The Veiling of Images

For centuries, it has been the practice in the Catholic Church to cover images in the fortnight before Easter. Here is the main sanctuary, with the processional cross and High Altar cross veiled in purple.

This derives from the ancient custom - still practised in many countries - of removing or veiling images in times of death and great mourning. In rural Ireland it was the custom to mark a death by turning pictures towards the wall. In many cultures, women veil themsleves at funerals, as a mark of mourning.

By covering images, we emphasise the solemnity and sadness of this time, when we prepare for the Passion and death of Jesus. Images speak of beauty, of celebration and consolation; but now there is a disruption of the familiar landscape, familiar objects are removed from view, all is stark and desolate.

This sombre mood will reach its climax in the night of Jesus' arrest, Maundy Thursday, when the altar itself will be stripped and laid bare, as he was stripped before the soldiers. atttttttttttttttt
So the mood now is solemn, earnest - as we wait in anticipation of the colour, light and celebration of the Resurrection.


Anonymous said...

In our parish (Michigan, US), we cover all statues on the Fifth Sunday of Lent...but in defiance of the liturgical office of the archdiocese. As you stated, so doing emphasizes the "solemnity and sadness of this time". Good liturgy is good drama. We Catholics worship with all of our senses and we pray using our bodies.

For this reason, I was pleased to read about "The veiling of images".

S.R. Fraczek said...

Do all churches adopt this 'two weeks' rule? Some only seem to veil images in Holy Week, others do it for longer.

In the Anglican communion, some more catholic parishes veil them from the start of Lent - I visited Southwell Minster in the second week, and the crucifix on the altar was covered with sackcloth.

Mark Langham said...

The 'two week' rule is a relic of the days when the fifth Sunday of Lent was known as 'Passion Sunday', and was the time when the images were veiled.
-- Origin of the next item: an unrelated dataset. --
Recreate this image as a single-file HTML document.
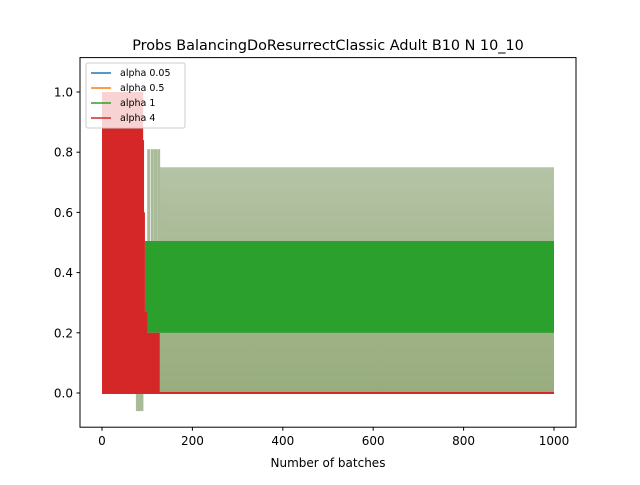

In the Sarum Rite (the rite used in most of medieval England) altars were covered from the beginning of Lent in 'Lenten Array' - unbleached cloth. This survives in many Anglican parishes. Westminster Abbey, just up the road from here, has a cloth stretched right across the sanctuary, veiling the reredos.

Anonymous said...

I have been to the cathedral and I have seen the statues that have been covered. How many statues in total are covered? Also who is the lucky person who gets to cover them?

Mark Langham said...

We cover everything we can (sometimes with varying degrees of success!), which makes about twenty statues in the Cathedral, crypt, sacristy and Clergy House. We have not found a way of veiling mosaic images. Tbe work is done by the sub-administrator and sacristans, with help form the maintenance department - quite an operation!

Anonymous said...

I note that at today's Chrism mass the High Altar cross was veiled in white, yet was not veiled in red on Palm Sunday or in white on the Solemnity of the Annunication. What is the rationale for the use of white at the Chrism Mass?